No céu cinzento sob o astro mudo
Batendo as asas pela noite calada
Vêm em bandos com pés veludo
Chupar o sangue fresco da manada
Se alguém se engana com seu ar sisudo
E lhes franqueia as portas à chegada
Eles comem tudo eles comem tudo
Eles comem tudo e não deixam nada
A toda a parte chegam os vampiros
Poisam nos prédios poisam nas calçadas
Trazem no ventre despojos antigos
Mas nada os prende às vidas acabadas
São os mordomos do universo todo
Senhores à força mandadores sem lei
Enchem as tulhas bebem vinho novo
Dançam a ronda no pinhal do rei
Eles comem tudo eles comem tudo
Eles comem tudo e não deixam nada
No chão do medo tombam os vencidos
Ouvem-se os gritos na noite abafada
Jazem nos fossos vítimas dum credo
E não se esgota o sangue da manada
Se alguém se engana com seu ar sisudo
E lhe franqueia as portas à chegada
Eles comem tudo eles comem tudo
Eles comem tudo e não deixam nada
Eles comem tudo eles comem tudo
Eles comem tudo e não deixam nada
Zeca Afonso - Vampiros
Para a Mar:
"Maçonaria vai entregar lista de informadores da PIDE à Torre do Tombo"
Fico a fazer equilibrismo entre duas vontades. Por um lado, o temor dos bufos ainda estarem entre nós, disfarçados, a contabilizarem segredos depois trocados por misérias e dor; por outro, a ideia de que não pode haver futuro se não formos capazes de fechar as feridas do passado.

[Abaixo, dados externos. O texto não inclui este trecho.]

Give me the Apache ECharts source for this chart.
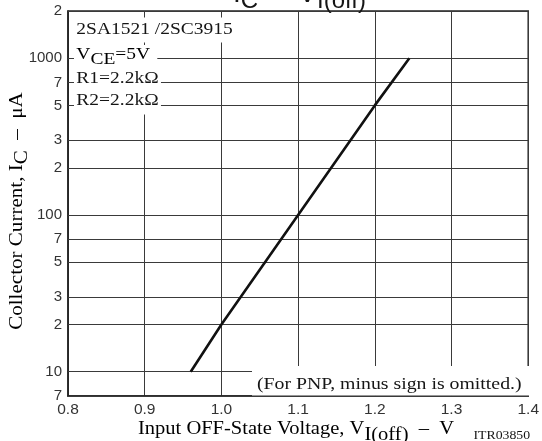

A maçonaria guardou até este Abril o segredo de uma lista com 3600 nomes. Três mil e seiscentos bufos que se acolitaram por este País fora, sangraram vidas, mataram destinos nas celas da PIDE/DGS.
Mas tanto pode ser o pequeno pulha que contou um mero conto a troco da velha cunha, como pode ser alguém ainda alcantilado em lugares de destaque de um regime que, melhor ou pior, fez a sua transição para a democracia sem dinamitar verdadeiramente as raízes do Estado velho.
A lista vai ficar em segredo. Precisa ficar em segredo? Talvez precise. Revelar hoje o que não foi dito em 1974 e nos anos seguintes, talvez só levante entre as massas a velha vontade inquisitorial que permitiu, se formos a ver bem, que os bufos se transformassem numa força oculta dos vampiros do poder, perpetuando as chagas de um regime baseado na lei do bufo, na lei do medo.
Não sei até que ponto a democracia conseguiu apear os vampiros. A lei da cunha e do segredinho continua por aí. Trocam-se favores numa lógica velha, tão velha como este nosso Portugal. Fazem-se e desfazem-se carreiras com base no boato. Fez-se a última campanha política bufando segredos de alcova. Dar 3600 nomes a bufos do regime deposto não serviria apenas para causar mal estar? E os bufos de agora? Alguém os contabiliza? E quando se fecham de vez as feridas ainda mal suturadas do País que fomos, tão parecido ainda hoje com o País que somos?
Os vampiros ainda aí estão. Os bufos sempre foram as suas armas, as melhores armas, porque toupeiras silenciosas, mesquinhas, fazendo da convivência e da proximidade a porta para os segredos a revelar. Os bufos de agora terão, talvez, ares de doutor, em vez de serem o padeiro do cimo da rua. Mas as lógicas que permitem que os vampiros continuem a engordar, abafam as histórias até um qualquer interesse as levar a público. Décadas depois de se conhecerem os factos, porque foram agora – e só agora – bufados os escândalos da Casa Pia? E este é só um exemplo. Mais haveria, nesta terra de vampiros e bufos. Haver uma lista de bufos velhos aberta a toda a coscuvilhice, resolverá verdadeiramente as lógicas subversivas que continuam a perpetuar as suas existências?